Circa il consumo in sito, i Seu e altre soluzioni similari, talune delle quali sono di sicuro interesse e fortemente innovative, si tratta di ricercare un corretto equilibrio. Da un lato, non si devono bloccare le attività di sviluppo e di sperimentazione con potenziali ricadute anche nel medio termine; dall’altro, non di devono generare ulteriori costi di sistema a carico degli utenti finali. È però evidente che lo sviluppo del consumo in sito potrebbe anche alleggerire la bolletta di operatori e famiglie. L’unica area dove ci sembra utile immaginare qualche crescita è nell’aumento dei finanziamenti all’efficienza energetica, che fino ad oggi sono stati molto timidi. Ma questo è un tema da vedere nel suo complesso.

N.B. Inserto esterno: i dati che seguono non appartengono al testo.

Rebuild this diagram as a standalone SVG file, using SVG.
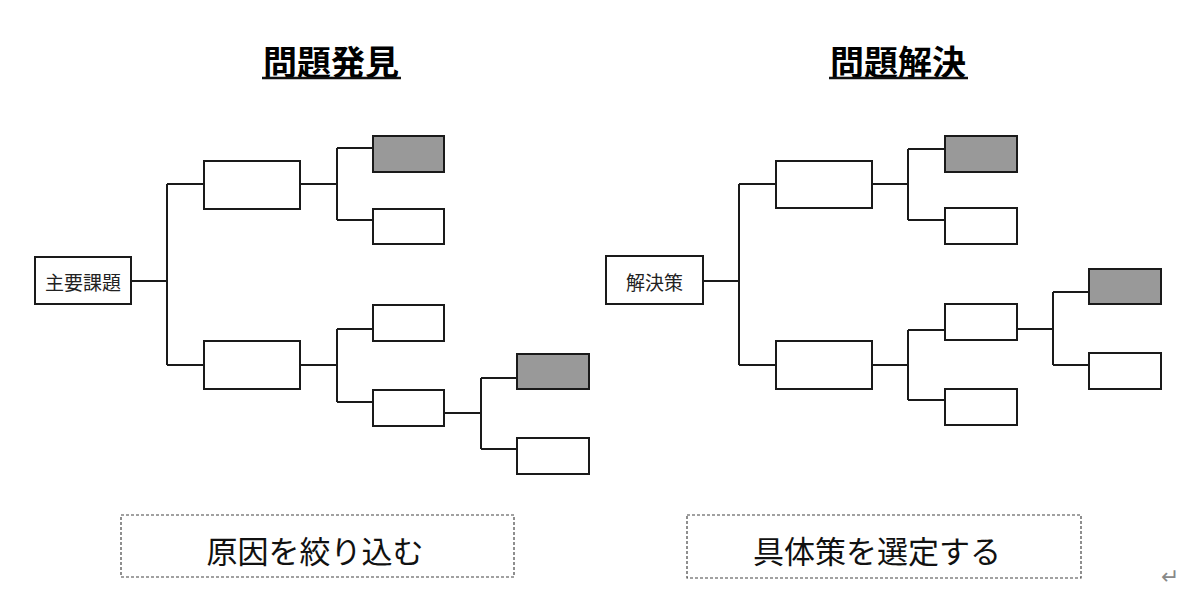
<svg xmlns="http://www.w3.org/2000/svg" width="1200" height="592" viewBox="0 0 1200 592">
<style>
.box{fill:#fff;stroke:#1a1a1a;stroke-width:2}
.hl{fill:#999;stroke:#1a1a1a;stroke-width:2}
.ln{fill:none;stroke:#1a1a1a;stroke-width:2}
.lbl{font-family:"Noto Sans CJK JP","Noto Sans",sans-serif;font-size:19px;fill:#222;text-anchor:middle;dominant-baseline:central}
.ttl{font-family:"Noto Sans CJK JP","Noto Sans",sans-serif;font-size:34px;font-weight:bold;fill:#000;text-anchor:middle;dominant-baseline:central}
.cap{font-family:"Noto Sans CJK JP","Noto Sans",sans-serif;font-size:31px;fill:#111;text-anchor:middle;dominant-baseline:central}
.dash{fill:#fff;stroke:#444;stroke-width:1.2;stroke-dasharray:3 2}
</style>
<rect width="1200" height="592" fill="#fff"/>
<g id="title-left"><text class="ttl" x="331" y="60">問題発見</text><line x1="262" y1="78" x2="401" y2="78" stroke="#111" stroke-width="2.5"/></g>
<g id="title-right"><text class="ttl" x="898" y="60">問題解決</text><line x1="829" y1="78" x2="968" y2="78" stroke="#111" stroke-width="2.5"/></g>
<g id="connectors">
<path class="ln" d="M131 281H167M167 184V365M167 184H204M167 365H204"/>
<path class="ln" d="M300 184H337M337 148V220M337 148H373M337 220H373"/>
<path class="ln" d="M300 365H337M337 329V402M337 329H373M337 402H373"/>
<path class="ln" d="M444 413H481M481 378V449M481 378H517M481 449H517"/>
<path class="ln" d="M703 281H739M739 184V365M739 184H776M739 365H776"/>
<path class="ln" d="M872 184H908M908 149V220M908 149H945M908 220H945"/>
<path class="ln" d="M872 365H908M908 330V400M908 330H945M908 400H945"/>
<path class="ln" d="M1017 329H1053M1053 292V365M1053 292H1089M1053 365H1089"/>
</g>
<g id="n-root-left"><rect class="box" x="35" y="257" width="96" height="47"/><text class="lbl" x="83" y="281">主要課題</text></g>
<g id="n-l1a"><rect class="box" x="204" y="161" width="96" height="48"/></g>
<g id="n-l1b"><rect class="box" x="204" y="341" width="96" height="48"/></g>
<g id="n-l2a"><rect class="hl" x="373" y="136" width="71" height="36"/></g>
<g id="n-l2b"><rect class="box" x="373" y="209" width="71" height="35"/></g>
<g id="n-l2c"><rect class="box" x="373" y="305" width="71" height="36"/></g>
<g id="n-l2d"><rect class="box" x="373" y="390" width="71" height="36"/></g>
<g id="n-l3a"><rect class="hl" x="517" y="354" width="72" height="35"/></g>
<g id="n-l3b"><rect class="box" x="517" y="438" width="72" height="36"/></g>
<g id="n-root-right"><rect class="box" x="606" y="256" width="97" height="48"/><text class="lbl" x="654.5" y="281">解決策</text></g>
<g id="n-r1a"><rect class="box" x="776" y="161" width="96" height="47"/></g>
<g id="n-r1b"><rect class="box" x="776" y="341" width="96" height="48"/></g>
<g id="n-r2a"><rect class="hl" x="945" y="136" width="72" height="36"/></g>
<g id="n-r2b"><rect class="box" x="945" y="208" width="72" height="36"/></g>
<g id="n-r2c"><rect class="box" x="945" y="304" width="72" height="36"/></g>
<g id="n-r2d"><rect class="box" x="945" y="389" width="72" height="36"/></g>
<g id="n-r3a"><rect class="hl" x="1089" y="269" width="72" height="35"/></g>
<g id="n-r3b"><rect class="box" x="1089" y="353" width="72" height="36"/></g>
<g id="cap-left"><rect class="dash" x="121" y="515" width="393" height="62"/><text class="cap" x="315" y="549">原因を絞り込む</text></g>
<g id="cap-right"><rect class="dash" x="687" y="515" width="394" height="63"/><text class="cap" x="877" y="549">具体策を選定する</text></g>
<text x="1170" y="576" font-family="DejaVu Sans,sans-serif" font-size="22" fill="#888" text-anchor="middle" dominant-baseline="central">↵</text>
</svg>
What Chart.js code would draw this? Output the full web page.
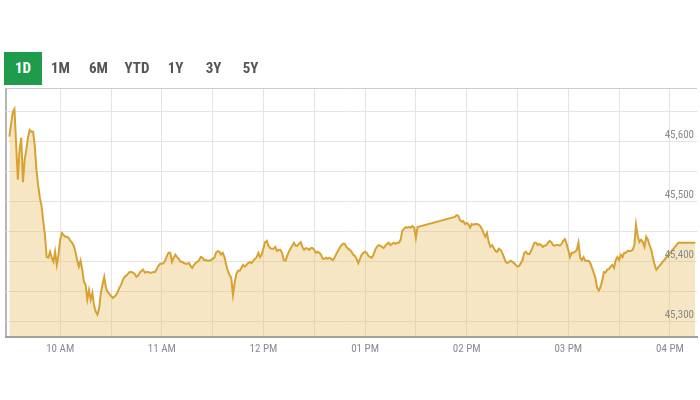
<!DOCTYPE html>
<html>
<head>
<meta charset="utf-8">
<script src="https://cdn.jsdelivr.net/npm/chart.js@4.4.1/dist/chart.umd.min.js"></script>
<style>
  html, body { margin: 0; padding: 0; background: #ffffff; }
  #wrap { position: relative; width: 700px; height: 400px; overflow: hidden; }
  canvas { position: absolute; left: 0; top: 0; }
  .tab { position: absolute; top: 52px; height: 33px; line-height: 33px; text-align: center;
         font-family: "Liberation Sans Narrow", "Roboto Condensed", Roboto, sans-serif;
         font-weight: bold; font-size: 15px; color: #555555; }
  .tab.active { background: #1f9c4b; color: #ffffff; }
</style>
</head>
<body>
<div id="wrap">
  <canvas id="c" width="700" height="400"></canvas>
  <div class="tab active" style="left:4px;width:38px;">1D</div>
  <div class="tab" style="left:44px;width:33px;">1M</div>
  <div class="tab" style="left:82px;width:33px;">6M</div>
  <div class="tab" style="left:120px;width:34px;">YTD</div>
  <div class="tab" style="left:159px;width:33px;">1Y</div>
  <div class="tab" style="left:197px;width:33px;">3Y</div>
  <div class="tab" style="left:234px;width:33px;">5Y</div>
</div>
<script>
// ---- data ----
const times = [
  "09:30","09:31","09:32","09:33","09:34","09:35","09:36","09:37","09:38","09:39",
  "09:40","09:41","09:42","09:43","09:44","09:45","09:46","09:47","09:48","09:49",
  "09:50","09:51","09:52","09:53","09:54","09:55","09:56","09:57","09:58","09:59",
  "10:00","10:01","10:02","10:03","10:04","10:05","10:06","10:07","10:08","10:09",
  "10:10","10:11","10:12","10:13","10:14","10:15","10:16","10:17","10:18","10:19",
  "10:20","10:21","10:22","10:23","10:24","10:25","10:26","10:27","10:28","10:29",
  "10:30","10:31","10:32","10:33","10:34","10:35","10:36","10:37","10:38","10:39",
  "10:40","10:41","10:42","10:43","10:44","10:45","10:46","10:47","10:48","10:49",
  "10:50","10:51","10:52","10:53","10:54","10:55","10:56","10:57","10:58","10:59",
  "11:00","11:01","11:02","11:03","11:04","11:05","11:06","11:07","11:08","11:09",
  "11:10","11:11","11:12","11:13","11:14","11:15","11:16","11:17","11:18","11:19",
  "11:20","11:21","11:22","11:23","11:24","11:25","11:26","11:27","11:28","11:29",
  "11:30","11:31","11:32","11:33","11:34","11:35","11:36","11:37","11:38","11:39",
  "11:40","11:41","11:42","11:43","11:44","11:45","11:46","11:47","11:48","11:49",
  "11:50","11:51","11:52","11:53","11:54","11:55","11:56","11:57","11:58","11:59",
  "12:00","12:01","12:02","12:03","12:04","12:05","12:06","12:07","12:08","12:09",
  "12:10","12:11","12:12","12:13","12:14","12:15","12:16","12:17","12:18","12:19",
  "12:20","12:21","12:22","12:23","12:24","12:25","12:26","12:27","12:28","12:29",
  "12:30","12:31","12:32","12:33","12:34","12:35","12:36","12:37","12:38","12:39",
  "12:40","12:41","12:42","12:43","12:44","12:45","12:46","12:47","12:48","12:49",
  "12:50","12:51","12:52","12:53","12:54","12:55","12:56","12:57","12:58","12:59",
  "13:00","13:01","13:02","13:03","13:04","13:05","13:06","13:07","13:08","13:09",
  "13:10","13:11","13:12","13:13","13:14","13:15","13:16","13:17","13:18","13:19",
  "13:20","13:21","13:22","13:23","13:24","13:25","13:26","13:27","13:28","13:29",
  "13:30","13:31",
  "13:53","13:54","13:55","13:56","13:57","13:58","13:59",
  "14:00","14:01","14:02","14:03","14:04","14:05","14:06","14:07","14:08","14:09",
  "14:10","14:11","14:12","14:13","14:14","14:15","14:16","14:17","14:18","14:19",
  "14:20","14:21","14:22","14:23","14:24","14:25","14:26","14:27","14:28","14:29",
  "14:30","14:31","14:32","14:33","14:34","14:35","14:36","14:37","14:38","14:39",
  "14:40","14:41","14:42","14:43","14:44","14:45","14:46","14:47","14:48","14:49",
  "14:50","14:51","14:52","14:53","14:54","14:55","14:56","14:57","14:58","14:59",
  "15:00","15:01","15:02","15:03","15:04","15:05","15:06","15:07","15:08","15:09",
  "15:10","15:11","15:12","15:13","15:14","15:15","15:16","15:17","15:18","15:19",
  "15:20","15:21","15:22","15:23","15:24","15:25","15:26","15:27","15:28","15:29",
  "15:30","15:31","15:32","15:33","15:34","15:35","15:36","15:37","15:38","15:39",
  "15:40","15:41","15:42","15:43","15:44","15:45","15:46","15:47","15:48","15:49",
  "15:50","15:51","15:52",
  "16:05","16:15"
];
const values = [
  45609,45630,45650,45655,45595,45537,45587,45607,45533,45570,
  45587,45608,45620,45617,45617,45593,45553,45527,45507,45493,
  45467,45445,45408,45407,45417,45407,45400,45417,45395,45412,
  45437,45448,45445,45442,45442,45440,45435,45432,45427,45417,
  45403,45392,45402,45387,45367,45362,45337,45353,45337,45348,
  45327,45317,45312,45323,45348,45362,45375,45357,45350,45347,
  45343,45340,45342,45345,45350,45357,45362,45370,45375,45377,
  45380,45383,45383,45382,45380,45375,45377,45382,45385,45387,
  45382,45383,45383,45382,45382,45383,45383,45388,45393,45397,
  45397,45398,45402,45410,45415,45415,45400,45407,45412,45408,
  45405,45400,45400,45398,45397,45397,45398,45393,45390,45395,
  45398,45400,45403,45408,45407,45403,45403,45402,45402,45403,
  45405,45407,45415,45418,45417,45412,45415,45408,45395,45385,
  45378,45373,45345,45365,45380,45385,45385,45390,45395,45392,
  45395,45398,45400,45398,45402,45405,45408,45415,45408,45412,
  45423,45433,45435,45427,45423,45422,45422,45425,45418,45420,
  45420,45415,45403,45402,45410,45417,45422,45427,45432,45427,
  45427,45430,45433,45425,45420,45423,45422,45420,45423,45423,
  45420,45415,45417,45415,45412,45405,45405,45407,45405,45407,
  45405,45403,45407,45413,45418,45423,45428,45430,45430,45425,
  45422,45420,45417,45412,45410,45405,45398,45405,45412,45415,
  45417,45415,45410,45408,45407,45412,45420,45425,45428,45427,
  45425,45423,45427,45430,45432,45428,45430,45432,45430,45432,
  45432,45437,45452,45455,45458,45457,45458,45457,45460,45457,
  45440,45458,
  45475,45478,45477,45470,45467,45468,45463,
  45465,45463,45457,45463,45462,45463,45463,45462,45460,45455,
  45448,45442,45448,45433,45425,45428,45423,45418,45417,45422,
  45420,45415,45408,45400,45398,45400,45402,45400,45398,45395,
  45392,45393,45398,45403,45415,45417,45413,45413,45418,45425,
  45432,45432,45428,45430,45428,45425,45427,45428,45432,45435,
  45433,45428,45427,45428,45428,45427,45430,45435,45438,45430,
  45420,45408,45415,45415,45417,45420,45432,45407,45403,45408,
  45402,45402,45402,45398,45390,45382,45373,45357,45352,45358,
  45368,45383,45382,45387,45388,45392,45395,45390,45403,45408,
  45403,45412,45408,45415,45415,45418,45418,45418,45420,45428,
  45462,45443,45433,45437,45433,45425,45442,45437,45428,45420,
  45407,45395,45387,
  45432,45432
];
const hourLabels = ["10 AM","11 AM","12 PM","01 PM","02 PM","03 PM","04 PM"];
const hourTicks = ["10:00","11:00","12:00","13:00","14:00","15:00","16:00"];
const yTickValues = [45300, 45350, 45400, 45450, 45500, 45550, 45600, 45650];

// ---- helpers ----
const toMin = s => { const p = s.split(":"); return (+p[0]) * 60 + (+p[1]); };
const X_MIN = toMin("09:28"), X_MAX = toMin("16:16");
const Y_MIN = 45275, Y_MAX = 45690;
const points = times.map((t, i) => ({ x: toMin(t), y: values[i] }));
const hourMins = hourTicks.map(toMin);
const gridMins = [];
for (let m = hourMins[0]; m <= hourMins[hourMins.length - 1]; m += 30) gridMins.push(m);

const FONT = "'Liberation Sans Narrow', 'Roboto Condensed', Roboto, sans-serif";

new Chart(document.getElementById('c'), {
  type: 'line',
  data: {
    datasets: [{
      data: points,
      borderColor: '#d8a232',
      borderWidth: 2,
      backgroundColor: 'rgba(232,190,100,0.38)',
      fill: 'start',
      pointRadius: 0,
      tension: 0
    }]
  },
  options: {
    responsive: false,
    animation: false,
    layout: { padding: { top: 88, left: 2, right: 3, bottom: 38 } },
    plugins: { legend: { display: false }, tooltip: { enabled: false } },
    scales: {
      x: {
        type: 'linear',
        min: X_MIN, max: X_MAX,
        afterBuildTicks: s => { s.ticks = [X_MIN].concat(gridMins).map(v => ({ value: v })); },
        grid: {
          drawTicks: false,
          color: c => (c.tick && c.tick.value === X_MIN) ? '#b5b5b5' : '#e4e4e4',
          lineWidth: c => (c.tick && c.tick.value === X_MIN) ? 2 : 1
        },
        border: { display: true, color: '#9e9e9e', width: 2 },
        ticks: {
          padding: 6, maxRotation: 0, autoSkip: false,
          color: '#8a8a8a', font: { family: FONT, size: 11 },
          callback: v => { const i = hourMins.indexOf(v); return i >= 0 ? hourLabels[i] : ''; }
        }
      },
      y: {
        position: 'right',
        min: Y_MIN, max: Y_MAX,
        afterBuildTicks: s => { s.ticks = yTickValues.concat([Y_MAX]).map(v => ({ value: v })); },
        grid: {
          drawTicks: false,
          color: c => (c.tick && c.tick.value === Y_MAX) ? '#cccccc' : '#e4e4e4'
        },
        border: { display: false },
        ticks: {
          mirror: true, padding: -3, z: 1,
          color: '#8a8a8a', font: { family: FONT, size: 11 },
          callback: v => (v % 100 === 0) ? [v.toLocaleString('en-US'), ''] : ''
        }
      }
    }
  }
});
</script>
</body>
</html>
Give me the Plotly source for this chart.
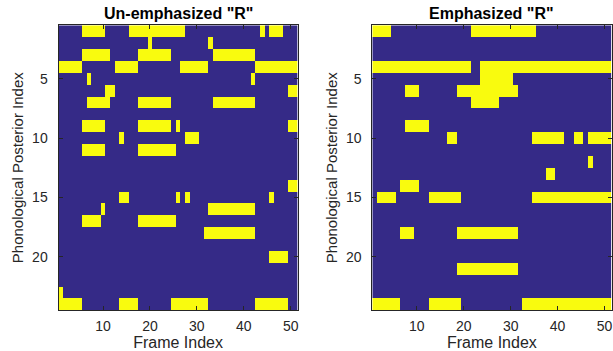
import plotly.graph_objects as go

frames = list(range(1, 52))
posteriors = list(range(1, 25))
x_ticks = [10, 20, 30, 40, 50]
y_ticks = [5, 10, 15, 20]

# Active (yellow) frame runs per phonological posterior row, (first, last) inclusive
unemph_runs = {
    1: [(6, 10), (16, 27), (44, 44), (46, 48)],
    2: [(20, 20), (33, 33)],
    3: [(6, 11), (18, 24), (34, 42)],
    4: [(1, 5), (13, 17), (27, 32), (43, 51)],
    5: [(7, 7), (42, 42)],
    6: [(11, 12), (50, 51)],
    7: [(7, 11), (18, 24), (34, 42)],
    9: [(6, 10), (18, 24), (26, 26), (50, 51)],
    10: [(14, 14), (28, 30)],
    11: [(6, 10), (18, 25)],
    14: [(50, 51)],
    15: [(14, 15), (26, 26), (28, 28), (46, 46)],
    16: [(10, 10), (33, 42)],
    17: [(6, 9), (18, 25)],
    18: [(32, 42)],
    20: [(46, 49)],
    23: [(1, 1)],
    24: [(1, 5), (14, 17), (25, 32), (43, 49)],
}

emph_runs = {
    1: [(1, 4), (22, 35)],
    4: [(1, 21), (24, 51)],
    5: [(24, 30)],
    6: [(8, 10), (19, 31)],
    7: [(22, 27)],
    9: [(8, 12)],
    10: [(17, 18), (35, 41), (44, 45), (47, 51)],
    12: [(47, 47)],
    13: [(38, 39)],
    14: [(7, 10)],
    15: [(2, 5), (13, 19), (35, 51)],
    18: [(7, 9), (19, 31)],
    21: [(19, 31)],
    24: [(1, 6), (13, 19), (33, 51)],
}


def to_matrix(runs):
    return [[1 if any(s <= f <= e for s, e in runs.get(r, [])) else 0 for f in frames]
            for r in posteriors]


BLUE = "#352A87"
YELLOW = "#F9FB0E"
cs = [[0, BLUE], [1, YELLOW]]
AX = "#262626"
FONT = "Liberation Sans, Arial, Helvetica, sans-serif"

fig = go.Figure()
fig.add_trace(go.Heatmap(z=to_matrix(unemph_runs), x=frames, y=posteriors, colorscale=cs,
                         zmin=0, zmax=1, showscale=False, xaxis="x", yaxis="y"))
fig.add_trace(go.Heatmap(z=to_matrix(emph_runs), x=frames, y=posteriors, colorscale=cs,
                         zmin=0, zmax=1, showscale=False, xaxis="x2", yaxis="y2"))

W, H = 613, 351
left1, right1 = 58.5, 297.7
left2, right2 = 372.3, 611.5
top, bottom = 25.3, 310.1

common_x = dict(range=[0.5, 51.5], tickvals=x_ticks, ticks="inside", ticklen=4, tickcolor=AX,
                showline=True, linecolor=AX, linewidth=1, mirror="ticks", showgrid=False,
                zeroline=False, ticklabelstandoff=3, tickfont=dict(family=FONT, size=14, color=AX),
                title=dict(text="Frame Index", font=dict(family=FONT, size=16, color=AX), standoff=0))
common_y = dict(range=[24.5, 0.5], tickvals=y_ticks, ticks="inside", ticklen=4, tickcolor=AX,
                showline=True, linecolor=AX, linewidth=1, mirror="ticks", showgrid=False,
                zeroline=False, ticklabelstandoff=7, tickfont=dict(family=FONT, size=14, color=AX),
                title=dict(text="Phonological Posterior Index", font=dict(family=FONT, size=15, color=AX),
                           standoff=4))

fig.update_layout(
    width=W, height=H, margin=dict(l=0, r=0, t=0, b=0),
    paper_bgcolor="white", plot_bgcolor="white",
    xaxis=dict(domain=[left1 / W, right1 / W], anchor="y", **common_x),
    yaxis=dict(domain=[(H - bottom) / H, (H - top) / H], anchor="x", **common_y),
    xaxis2=dict(domain=[left2 / W, right2 / W], anchor="y2", **common_x),
    yaxis2=dict(domain=[(H - bottom) / H, (H - top) / H], anchor="x2", **common_y),
    annotations=[
        dict(text="<b>Un-emphasized \"R\"</b>", x=(left1 + right1) / 2 / W, y=(H - 13.5) / H,
             xref="paper", yref="paper", showarrow=False, xanchor="center", yanchor="middle",
             font=dict(family=FONT, size=16, color="black")),
        dict(text="<b>Emphasized \"R\"</b>", x=(left2 + right2) / 2 / W, y=(H - 13.5) / H,
             xref="paper", yref="paper", showarrow=False, xanchor="center", yanchor="middle",
             font=dict(family=FONT, size=16, color="black")),
    ],
)

fig.write_html("out.html", config={"displayModeBar": False},
               post_script="document.body.style.margin='0';document.body.style.overflow='hidden';")
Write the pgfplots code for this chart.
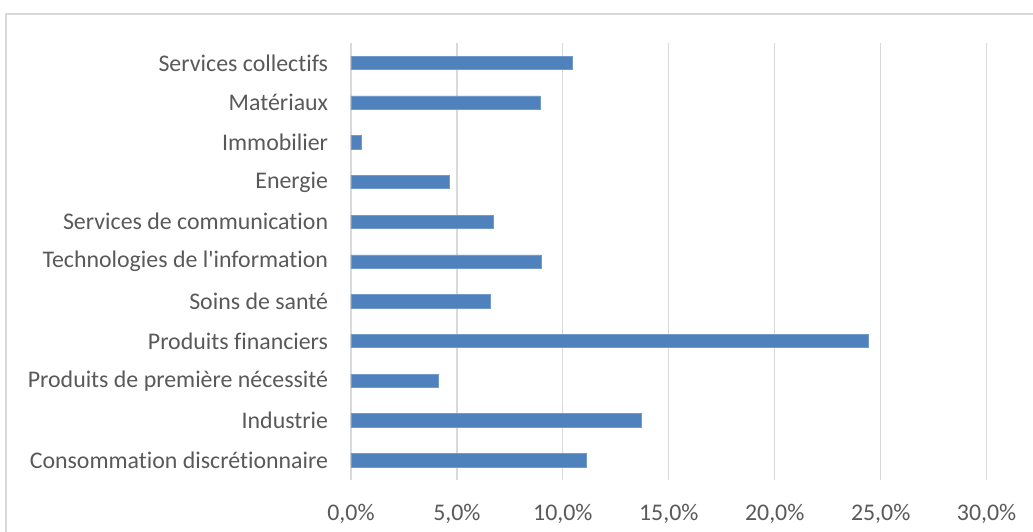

Varare una azione su più fronti in un’ottica di condivisione con gli operatori
In conclusione, non crediamo che ci siano soluzioni miracolistiche che risolvano il problema d’emblée. Operazioni ad effetto immediato possono essere utili a dare segnali, a favorire la redistribuzione degli oneri, ma il problema è un intervento strutturale che agisca su più fronti. Rilevanti sono anche molti altri temi qui non trattati. Ad esempio, ancora una volta senza pretesa di completezza, c’è la questione degli oneri legati alla (incredibile) esperienza nucleare (la Sogin e le aziende che le offrono servizi hanno costi certamente non modesti); c’è la questione dell’”interconnector” virtuale che vale circa 330 milioni di euro (ancora da vedere sono le interconnessioni reale…); c’è la componente fiscale che comunque ha un peso rilevante; c’è il costo dei vettori energetici che si mantengono alti anche se in calo; c’è il PUN che è fortemente calato con una serie di impatti rilevanti su operatori e consumatori, e via dicendo.
Il Governo deve, credo, mettere a punto un progetto complessivo ove molti soggetti siano chiamati a dare un contributo, a fare un passo indietro. Se tutti gli attori del sistema lo facessero, alla fine il costo per ciascuno sarebbe ben sopportabile e il Paese ne beneficerebbe appieno.